Kozloff Stoudt Attorneys
- Headquarters: Berks County, Pennsylvania
- No. of offices: 2
- No. of attorneys: 20 (2014)
- Major practice areas: Personal injury law, employment law, trust law, municipal law, corporate law, and property law
- Key people: Daniel P. Becker, Managing Partner
- Date founded: 2000
- Founders: David M. Kozloff and Geoffrey M. Stoudt
- Company type: Law Firm, Professional Corporation
- Website: kozloffstoudt.com

= Kozloff Stoudt =

Kozloff Stoudt is a Berks County professional corporation located in Wyomissing, Pennsylvania.

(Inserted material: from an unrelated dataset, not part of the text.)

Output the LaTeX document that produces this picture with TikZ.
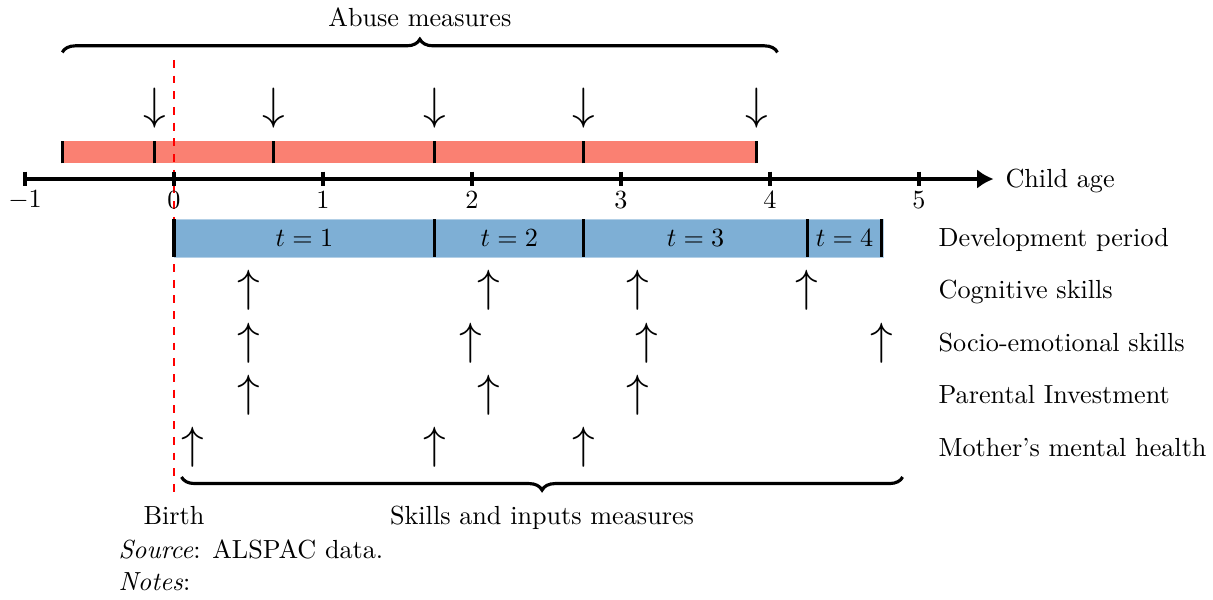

It is a law firm with approximately twenty attorneys engaging in a wide range of practice in multiple areas of law. The firm has litigated cases at all court levels in Pennsylvania, from the Pennsylvania Court of Common Pleas to the Supreme Court of Pennsylvania. In federal court, Kozloff Stoudt has litigated cases in all three Pennsylvania District Courts, as well as the Court of Appeals for the Third Circuit. The firm has primarily represented clients throughout the Greater areas of Reading and Philadelphia.

== History ==
Kozloff Stoudt was formed in the year 2000 when the law firm Kozloff, Deiner, Payne, and Fegley merged with Rhoda, Stoudt, and Bradley. Since its formation, Kozloff Stoudt has received the local People's Choice Award in Berks County for multiple years. Several of the firm's attorneys received local recognition in Super Lawyers and even the Multi-Million Dollar Advocates Forum.